Even without stabilization measures, the current feasibility study indicated a stable circulatory perfusion of the organs and sufficient oxygen supply. The data supporting this included a stable arteriovenous oxygen ratio, venous carbon dioxide extraction and only a moderate increase in lactate within the first six hours of the experiment. Six hours also corresponds to the test period specified in DIN EN ISO 7199 for oxygenators [14].

From hour six onwards and with a mean Hb of less than 3 g/dL, an increased lactate release and a conclusively increasing oxygen extraction ratio were seen. These indicate an insufficient organ oxygen supply, not least due to progressive hemodilution with a lack of oxygen carriers. A normothermic study on an ex situ porcine liver perfusion model conclusively showed that Hb under 2–3 g/dL resulted in rising lactate [31]. Besides hemodilution, hemolysis induced by the EMCO roller pump showed another limitation concerning the long-term usage of the post-mortem model. As hemolysis is known to result in impaired vasoconstriction and endothelial function, as well as the induction of tissue hypoxia [32], the use of a pump with reduced hemolysis would be beneficial. Nonetheless, as the conditions of this post-mortem rat model are in an attenuated form comparable to the environment seen, e.g., in critically ill septic patients, this scenario represents a maximum stress test for hardware that should be used perspectival under these conditions.

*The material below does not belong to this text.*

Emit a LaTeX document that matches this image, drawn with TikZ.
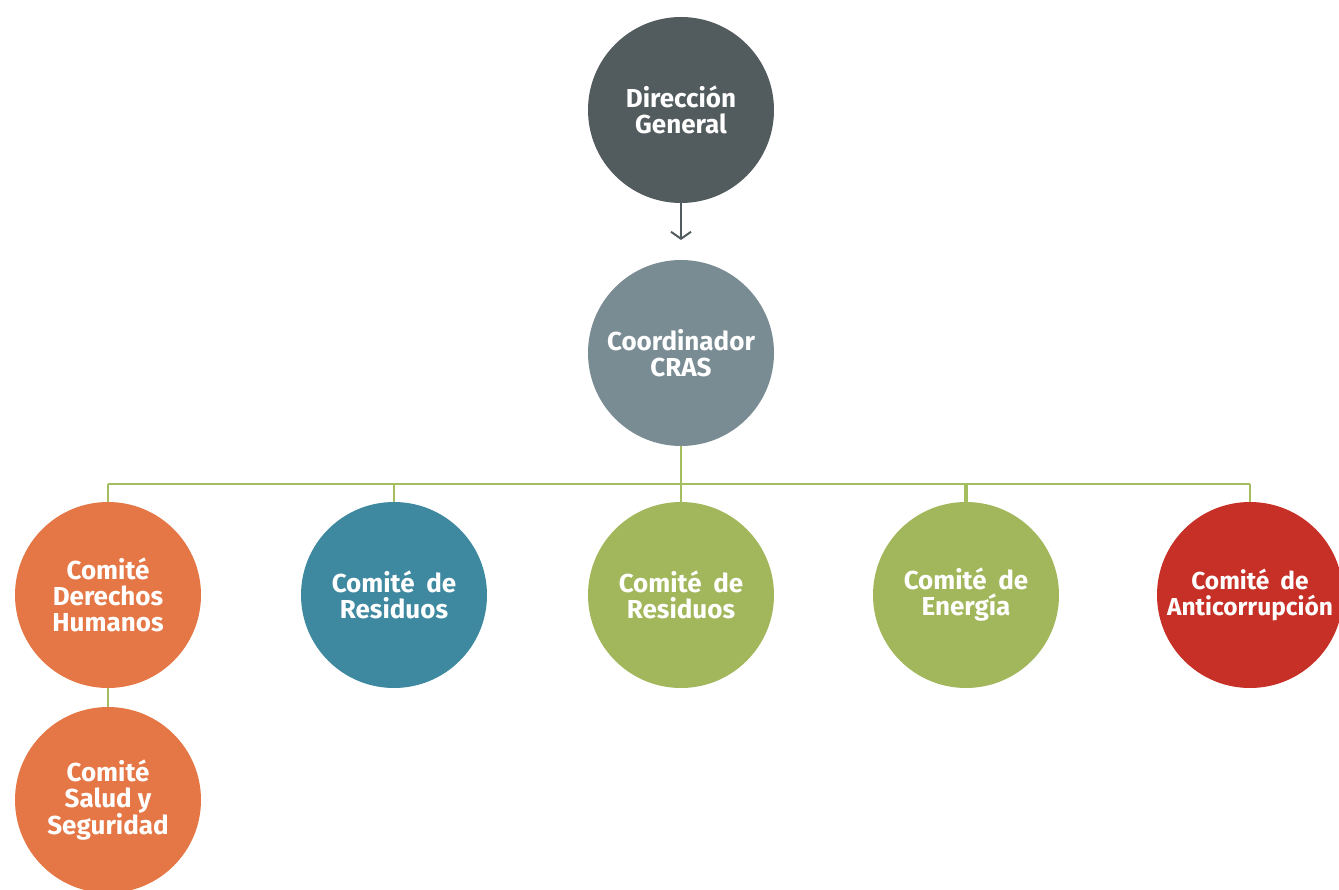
\documentclass[tikz,border=0pt]{standalone}
\usepackage{fontspec}
\setmainfont{Fira Sans}
\usetikzlibrary{arrows.meta}
\definecolor{dgrey}{HTML}{525B5E}
\definecolor{lgrey}{HTML}{7A8C93}
\definecolor{corange}{HTML}{E57746}
\definecolor{cteal}{HTML}{3E89A0}
\definecolor{cgreen}{HTML}{A2B75B}
\definecolor{cred}{HTML}{C63026}
\definecolor{lgreen}{HTML}{A3BD5F}
\tikzset{
  bub/.style={circle, minimum size=186pt, inner sep=0pt, text=white,
    font=\fontsize{26}{26}\selectfont\bfseries, align=center},
  bus/.style={draw=lgreen, line width=2.8pt},
}
\newcommand{\wsp}{\hspace{0.45em}}
\begin{document}
\begin{tikzpicture}[x=1pt,y=-1pt]
\useasboundingbox (0,0) rectangle (1339,890);
\node[bub, fill=dgrey] (dg) at (681,110) {Dirección\\General};
\node[bub, fill=lgrey] (cr) at (681,353) {Coordinador\\CRAS};
\node[bub, fill=corange] (dh) at (108,595) {Comité\\Derechos\\Humanos};
\node[bub, fill=cteal] (r1) at (394,595) {Comité\wsp de\\Residuos};
\node[bub, fill=cgreen] (r2) at (681,595) {Comité\wsp de\\Residuos};
\node[bub, fill=cgreen] (en) at (966,595) {Comité\wsp de\\Energía};
\node[bub, fill=cred, font=\fontsize{24.5}{26}\selectfont\bfseries] (an) at (1250,595) {Comité\wsp de\\Anticorrupción};
\node[bub, fill=corange] (ss) at (108,800) {Comité\\Salud y\\Seguridad};
\coordinate (arr) at (681,240);
\draw[dgrey, line width=2pt, -{Straight Barb[length=7pt,width=20pt,line width=2pt]}] (dg.south) -- (arr);
\coordinate (b0) at (108,484);
\coordinate (b5) at (1250,484);
\coordinate (bc) at (681,484);
\draw[bus] (cr.south) -- (bc);
\draw[bus] (b0) -- (b5);
\draw[bus] (b0) -- (dh.north);
\draw[bus] (b5) -- (an.north);
\draw[bus] (r1.north) -- (r1.north |- bc);
\draw[bus] (r2.north) -- (bc);
\draw[bus, line width=3.6pt] (en.north) -- (en.north |- bc);
\draw[bus] (dh.south) -- (ss.north);
\end{tikzpicture}
\end{document}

Live ECMO rat models, so far, were primarily established either to investigate pathophysiological consequences for ECMO or the effects of interventions as well as drugs in rats with ECMO, or to develop ECMO hardware [15,16]. The post-mortem perfusion model presented here uses ECMO primarily as a perfusion, oxygenation and decarboxylation device, but nevertheless offers the potential to supplement or replace some uses of live ECMO rat models, as the results of the novel “RatOx” oxygenator shown in this study demonstrated.

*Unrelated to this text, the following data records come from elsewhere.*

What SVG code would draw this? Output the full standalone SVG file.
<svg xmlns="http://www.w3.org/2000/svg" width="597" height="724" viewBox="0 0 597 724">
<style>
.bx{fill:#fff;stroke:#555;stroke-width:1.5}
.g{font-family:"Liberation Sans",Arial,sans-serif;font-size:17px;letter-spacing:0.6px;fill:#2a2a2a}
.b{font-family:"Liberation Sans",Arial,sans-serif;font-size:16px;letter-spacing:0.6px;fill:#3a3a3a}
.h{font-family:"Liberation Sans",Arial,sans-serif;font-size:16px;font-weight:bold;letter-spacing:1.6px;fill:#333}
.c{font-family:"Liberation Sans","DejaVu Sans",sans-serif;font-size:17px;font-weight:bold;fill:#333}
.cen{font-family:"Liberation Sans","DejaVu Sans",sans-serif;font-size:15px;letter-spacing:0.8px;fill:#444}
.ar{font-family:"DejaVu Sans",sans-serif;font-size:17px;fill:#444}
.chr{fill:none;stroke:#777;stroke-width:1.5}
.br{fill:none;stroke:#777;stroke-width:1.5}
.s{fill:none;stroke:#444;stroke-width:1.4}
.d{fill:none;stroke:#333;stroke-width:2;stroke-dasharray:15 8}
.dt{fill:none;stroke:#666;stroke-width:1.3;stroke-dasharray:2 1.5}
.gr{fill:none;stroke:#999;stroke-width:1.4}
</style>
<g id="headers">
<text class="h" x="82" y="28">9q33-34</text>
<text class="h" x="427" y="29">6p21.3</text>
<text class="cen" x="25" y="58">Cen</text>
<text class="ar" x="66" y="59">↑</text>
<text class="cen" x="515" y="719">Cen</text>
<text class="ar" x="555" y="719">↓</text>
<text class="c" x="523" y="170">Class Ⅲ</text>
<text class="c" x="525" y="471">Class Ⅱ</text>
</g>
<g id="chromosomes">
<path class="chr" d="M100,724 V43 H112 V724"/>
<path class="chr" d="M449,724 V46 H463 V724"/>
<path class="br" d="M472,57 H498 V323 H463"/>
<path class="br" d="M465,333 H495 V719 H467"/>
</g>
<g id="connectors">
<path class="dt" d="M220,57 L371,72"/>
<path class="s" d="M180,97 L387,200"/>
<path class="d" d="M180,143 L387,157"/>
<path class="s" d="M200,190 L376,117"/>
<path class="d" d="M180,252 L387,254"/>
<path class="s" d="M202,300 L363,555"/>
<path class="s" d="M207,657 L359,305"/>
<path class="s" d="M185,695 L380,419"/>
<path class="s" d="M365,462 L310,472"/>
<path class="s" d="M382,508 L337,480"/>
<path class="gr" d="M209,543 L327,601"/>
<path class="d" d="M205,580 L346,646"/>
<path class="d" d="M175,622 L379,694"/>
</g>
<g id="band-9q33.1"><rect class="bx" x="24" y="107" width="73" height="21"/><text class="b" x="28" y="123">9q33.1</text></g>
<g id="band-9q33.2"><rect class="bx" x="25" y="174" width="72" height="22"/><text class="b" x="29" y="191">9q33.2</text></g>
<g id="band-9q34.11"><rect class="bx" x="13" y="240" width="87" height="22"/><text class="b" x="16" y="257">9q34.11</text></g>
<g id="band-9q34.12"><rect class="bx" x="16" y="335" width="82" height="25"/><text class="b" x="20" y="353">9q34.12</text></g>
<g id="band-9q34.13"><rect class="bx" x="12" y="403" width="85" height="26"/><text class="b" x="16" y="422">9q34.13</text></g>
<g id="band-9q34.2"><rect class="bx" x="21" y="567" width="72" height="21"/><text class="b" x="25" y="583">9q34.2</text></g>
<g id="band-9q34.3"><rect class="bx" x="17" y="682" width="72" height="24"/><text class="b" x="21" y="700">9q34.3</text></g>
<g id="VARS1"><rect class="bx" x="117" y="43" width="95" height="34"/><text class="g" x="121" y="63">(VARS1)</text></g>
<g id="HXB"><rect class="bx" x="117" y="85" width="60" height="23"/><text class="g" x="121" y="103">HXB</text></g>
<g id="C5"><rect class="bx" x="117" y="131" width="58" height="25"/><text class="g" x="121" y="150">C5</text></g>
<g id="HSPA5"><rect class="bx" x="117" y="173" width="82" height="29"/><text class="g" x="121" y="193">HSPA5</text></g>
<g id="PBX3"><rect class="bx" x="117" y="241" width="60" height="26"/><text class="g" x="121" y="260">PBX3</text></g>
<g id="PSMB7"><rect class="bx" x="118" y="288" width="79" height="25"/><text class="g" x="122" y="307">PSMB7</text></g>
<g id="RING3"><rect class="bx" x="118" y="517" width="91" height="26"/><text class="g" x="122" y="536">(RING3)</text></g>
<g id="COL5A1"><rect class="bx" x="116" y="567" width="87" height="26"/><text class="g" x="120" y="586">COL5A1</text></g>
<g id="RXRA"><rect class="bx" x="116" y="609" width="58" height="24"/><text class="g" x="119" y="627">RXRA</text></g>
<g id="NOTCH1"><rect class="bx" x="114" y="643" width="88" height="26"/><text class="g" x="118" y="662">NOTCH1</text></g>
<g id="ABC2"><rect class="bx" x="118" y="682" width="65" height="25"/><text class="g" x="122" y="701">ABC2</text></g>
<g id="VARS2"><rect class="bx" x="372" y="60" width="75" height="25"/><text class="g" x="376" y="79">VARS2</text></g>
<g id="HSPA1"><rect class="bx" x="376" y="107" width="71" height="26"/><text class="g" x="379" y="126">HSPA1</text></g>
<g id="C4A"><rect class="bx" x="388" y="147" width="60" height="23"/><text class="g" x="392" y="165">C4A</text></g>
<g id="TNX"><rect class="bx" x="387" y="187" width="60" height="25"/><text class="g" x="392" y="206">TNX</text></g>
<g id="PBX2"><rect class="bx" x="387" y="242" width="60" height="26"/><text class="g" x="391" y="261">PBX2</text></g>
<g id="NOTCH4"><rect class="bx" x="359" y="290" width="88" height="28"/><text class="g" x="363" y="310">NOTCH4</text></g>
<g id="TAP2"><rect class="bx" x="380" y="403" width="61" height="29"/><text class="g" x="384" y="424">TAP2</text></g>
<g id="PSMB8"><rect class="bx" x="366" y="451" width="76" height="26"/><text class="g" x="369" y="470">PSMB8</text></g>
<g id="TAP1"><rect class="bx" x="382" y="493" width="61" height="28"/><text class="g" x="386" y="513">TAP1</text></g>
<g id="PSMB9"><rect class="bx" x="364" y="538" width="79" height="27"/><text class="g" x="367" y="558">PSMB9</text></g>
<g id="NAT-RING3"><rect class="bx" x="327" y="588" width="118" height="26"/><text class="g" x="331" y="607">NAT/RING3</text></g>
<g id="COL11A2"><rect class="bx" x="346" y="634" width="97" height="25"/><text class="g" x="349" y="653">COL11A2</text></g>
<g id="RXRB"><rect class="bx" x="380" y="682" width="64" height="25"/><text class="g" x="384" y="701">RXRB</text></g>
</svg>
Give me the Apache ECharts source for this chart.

However, this study has limitations. The study was not performed in physiological normothermia, so possibly the maximum experimental duration at 37 °C could be divergent from that reported. Given that this was a feasibility study, we used the largest oxygenator (55 layers) available, as no prior data on oxygenation and decarboxylation potential existed. The data showed, however, that in follow-up studies, the number of oxygenator layers should be reduced to achieve normocapnia and oxygenation. Regardless, the study showed that sufficient oxygenation and decarboxylation were feasible, for up to eight hours post-mortem. As mentioned previously, the major limitation of the current study is the lack of stabilization of, for example, the acid–base balance; so further studies should examine the feasibility and effects of these interventions to maximize study duration under stable organ perfusion and oxygenation. Furthermore, as this was a feasibility study, no direct comparison of the model with an ECMO in living rats was performed. In the future, this comparison might be useful to better assess the relevance of the post-mortem model as a potential substitute for live ECMO experiments.

5. Conclusions

In this study, we demonstrated the feasibility of post-mortem ECMO perfusion in a rat model for the first time. Using surplus rat cadavers, the model optimizes animal usage, provides an improvement according to the 3Rs of animal welfare and might represent a promising alternative to existing live rat ECMO models. Due to the preserved organ perfusion for up to six hours, it might be a promising biomedical soft- or hardware development platform.